La "mallette des parents" moins utilisée
Monique Sassier détaille les causes de conflits. Les parents ne remettent pas en cause le principe des devoirs à la maison, bien au contraire, mais éventuellement leur contenu. Ils ne les comprennent pas, ils ne peuvent pas aider leurs enfants. Viennent ensuite les outils numériques, téléphones portables et ordinateurs, et la qualité de l'enseignement donné aux enfants porteurs de handicap. Autres sujets de plainte, la carte scolaire, les violences et harcèlement entre enfants, dès l'école élémentaire, la prise en compte du parent séparé, et les procédures disciplinaires dont on conteste qu'elles soient justes et qu'elles favorisent la réintégration.

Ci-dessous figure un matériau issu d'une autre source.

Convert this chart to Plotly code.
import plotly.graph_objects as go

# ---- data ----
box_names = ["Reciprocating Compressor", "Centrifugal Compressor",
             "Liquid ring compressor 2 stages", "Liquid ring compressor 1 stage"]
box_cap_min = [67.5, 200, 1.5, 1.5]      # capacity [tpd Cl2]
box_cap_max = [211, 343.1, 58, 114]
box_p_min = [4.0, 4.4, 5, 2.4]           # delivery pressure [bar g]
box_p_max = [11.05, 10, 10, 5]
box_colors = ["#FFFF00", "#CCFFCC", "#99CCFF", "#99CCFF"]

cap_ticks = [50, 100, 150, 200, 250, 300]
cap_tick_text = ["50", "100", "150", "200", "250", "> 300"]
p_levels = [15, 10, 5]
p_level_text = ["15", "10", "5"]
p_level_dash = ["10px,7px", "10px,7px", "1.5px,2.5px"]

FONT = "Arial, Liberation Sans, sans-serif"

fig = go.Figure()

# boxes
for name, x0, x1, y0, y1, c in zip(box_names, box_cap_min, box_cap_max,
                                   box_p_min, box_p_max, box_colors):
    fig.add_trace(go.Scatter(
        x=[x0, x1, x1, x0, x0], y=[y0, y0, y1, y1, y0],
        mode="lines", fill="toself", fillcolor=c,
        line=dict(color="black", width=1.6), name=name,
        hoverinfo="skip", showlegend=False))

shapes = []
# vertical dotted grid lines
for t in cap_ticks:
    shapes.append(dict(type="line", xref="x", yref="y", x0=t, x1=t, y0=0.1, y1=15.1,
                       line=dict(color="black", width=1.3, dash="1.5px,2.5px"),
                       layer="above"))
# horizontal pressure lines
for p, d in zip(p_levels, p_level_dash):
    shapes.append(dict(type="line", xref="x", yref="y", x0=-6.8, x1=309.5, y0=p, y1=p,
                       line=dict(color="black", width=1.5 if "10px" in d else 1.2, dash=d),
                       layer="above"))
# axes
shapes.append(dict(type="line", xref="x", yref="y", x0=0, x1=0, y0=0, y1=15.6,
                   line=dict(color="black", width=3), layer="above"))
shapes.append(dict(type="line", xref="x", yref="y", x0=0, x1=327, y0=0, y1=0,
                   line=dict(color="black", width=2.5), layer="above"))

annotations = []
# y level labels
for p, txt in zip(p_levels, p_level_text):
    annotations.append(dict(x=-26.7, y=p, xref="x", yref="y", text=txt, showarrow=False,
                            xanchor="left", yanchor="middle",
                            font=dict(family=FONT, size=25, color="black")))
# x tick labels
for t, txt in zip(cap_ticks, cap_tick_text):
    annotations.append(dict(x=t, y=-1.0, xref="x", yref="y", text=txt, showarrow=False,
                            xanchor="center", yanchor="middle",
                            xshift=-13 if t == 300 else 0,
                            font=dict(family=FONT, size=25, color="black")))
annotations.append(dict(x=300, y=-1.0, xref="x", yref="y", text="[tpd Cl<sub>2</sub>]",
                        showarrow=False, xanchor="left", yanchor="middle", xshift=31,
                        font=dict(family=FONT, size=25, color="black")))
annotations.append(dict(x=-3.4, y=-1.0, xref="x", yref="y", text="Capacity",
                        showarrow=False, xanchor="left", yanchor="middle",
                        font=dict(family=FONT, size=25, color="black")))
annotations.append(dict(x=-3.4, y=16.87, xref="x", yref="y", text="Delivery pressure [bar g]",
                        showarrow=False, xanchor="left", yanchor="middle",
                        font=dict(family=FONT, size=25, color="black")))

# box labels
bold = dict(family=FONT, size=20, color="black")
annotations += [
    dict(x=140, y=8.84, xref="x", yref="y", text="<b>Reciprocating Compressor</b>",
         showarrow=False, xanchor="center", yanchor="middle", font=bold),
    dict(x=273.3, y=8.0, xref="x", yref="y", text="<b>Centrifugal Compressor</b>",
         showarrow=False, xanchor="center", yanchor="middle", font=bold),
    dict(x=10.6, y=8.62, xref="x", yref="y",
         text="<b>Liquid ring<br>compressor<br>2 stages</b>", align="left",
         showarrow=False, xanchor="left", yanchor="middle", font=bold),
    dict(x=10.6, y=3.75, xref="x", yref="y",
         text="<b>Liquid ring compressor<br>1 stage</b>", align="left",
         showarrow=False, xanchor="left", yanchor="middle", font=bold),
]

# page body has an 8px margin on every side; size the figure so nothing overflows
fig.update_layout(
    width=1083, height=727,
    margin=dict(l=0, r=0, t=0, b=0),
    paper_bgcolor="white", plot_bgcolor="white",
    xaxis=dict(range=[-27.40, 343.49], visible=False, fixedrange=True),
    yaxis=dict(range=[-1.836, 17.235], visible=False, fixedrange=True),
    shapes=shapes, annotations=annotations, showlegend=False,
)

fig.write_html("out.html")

La médiatrice regrette la faiblesse du nombre des innovations dans le domaine des relations parents-école, même si elle connaît des "expériences intéressantes", et elle se demande si certains territoires ne pourraient pas accueillir "en résidence" des équipes de recherche-action. Elle déplore aussi que "la mallette des parents", dont elle fait l'éloge, soit moins utilisée cette année, faute de la promouvoir. "Dès qu'on baisse la garde...", dit-elle, sans nommer pour autant les responsables de ce défaut de politique. Quant aux ESPE, les écoles supérieures du professorat et de l'éducation, il est nécessaire qu'elles forment les futurs enseignants, et que pour eux, se tourner vers les parents soit "un réflexe" et non "un problème". Mais "ça ne suffira pas". Il faudrait d'abord que l'ensemble des écoles et des établissements, mais aussi les DASEN et les rectorats, appliquent la charte Marianne des services publics ["faciliter l’accès des usagers dans les services, accueillir de manière attentive et courtoise, répondre de manière compréhensive et dans un délai annoncé, traiter systématiquement la réclamation, et recueillir les propositions des usagers pour améliorer la qualité du service public", ndlr].
Accompagner les bénévoles des CLAS
Monique Sassier voudrait aussi davantage de coopération entre le monde de la santé et l'Education nationale, surtout en ce qui concerne les enfants handicapés. Elle suggère que les collectivités, lorsqu'elles construisent une école ou un établissement, prévoient un lieu d'accueil pour les adultes. Les établissements doivent favoriser tout ce qui contribue à créer "un sentiment d'appartenance", et ce qui facilite l'accès des parents dans l'établissement hors situations problématiques. Elle estime qu'il est possible d'aller chercher les familles, au besoin jusque chez elles, et que les CPE notamment peuvent le faire. Elle est en revanche très hostile aux "invitations" faites aux parents. Quand il y a lieu de les convoquer, il ne faut pas reculer devant les mots. Elle est enfin plutôt hostile à la création d'un "statut du parent d'élève délégué", car il supposerait que l'on puisse s'assurer qu'il représente effectivement les intérêts de tous les enfants.
Pour sa part, Daniel Lenoir, directeur général de la CNAF (caisse nationale d'allocations familiales) estime, à titre personnel, qu'il faut "clarifier le statut" des bénévoles qui s'engagent dans l'accompagnement des élèves des dispositifs CLAS (contrats locaux d'accompagnement à la scolarité). Il rappelle aux députés que la branche famille prévoit une augmentation, de 25 à 38 millions du financement des CLAS et de 12 à près de 24 millions pour les REAPP (réseaux d’écoute d’appui et d’accompagnement des parents) dont 11% des actions portent sur les relations entre les parents et l'école.
Il souligne par ailleurs que les "schémas départementaux d'accueil de la petite enfance" envisagent aussi les questions de parentalité, et que le site "monenfant.fr" est en cours de refonte pour intégrer les dispositifs de soutien à la parentalité, les CLAS et les REAPP. Une expérimentation est en cours dans plusieurs départements, dont l'Ain, la Seine-Saint-Denis et la Réunion, pour un mode de financement plus souple de ces dispositifs, et pour l'accompagnement des bénévoles.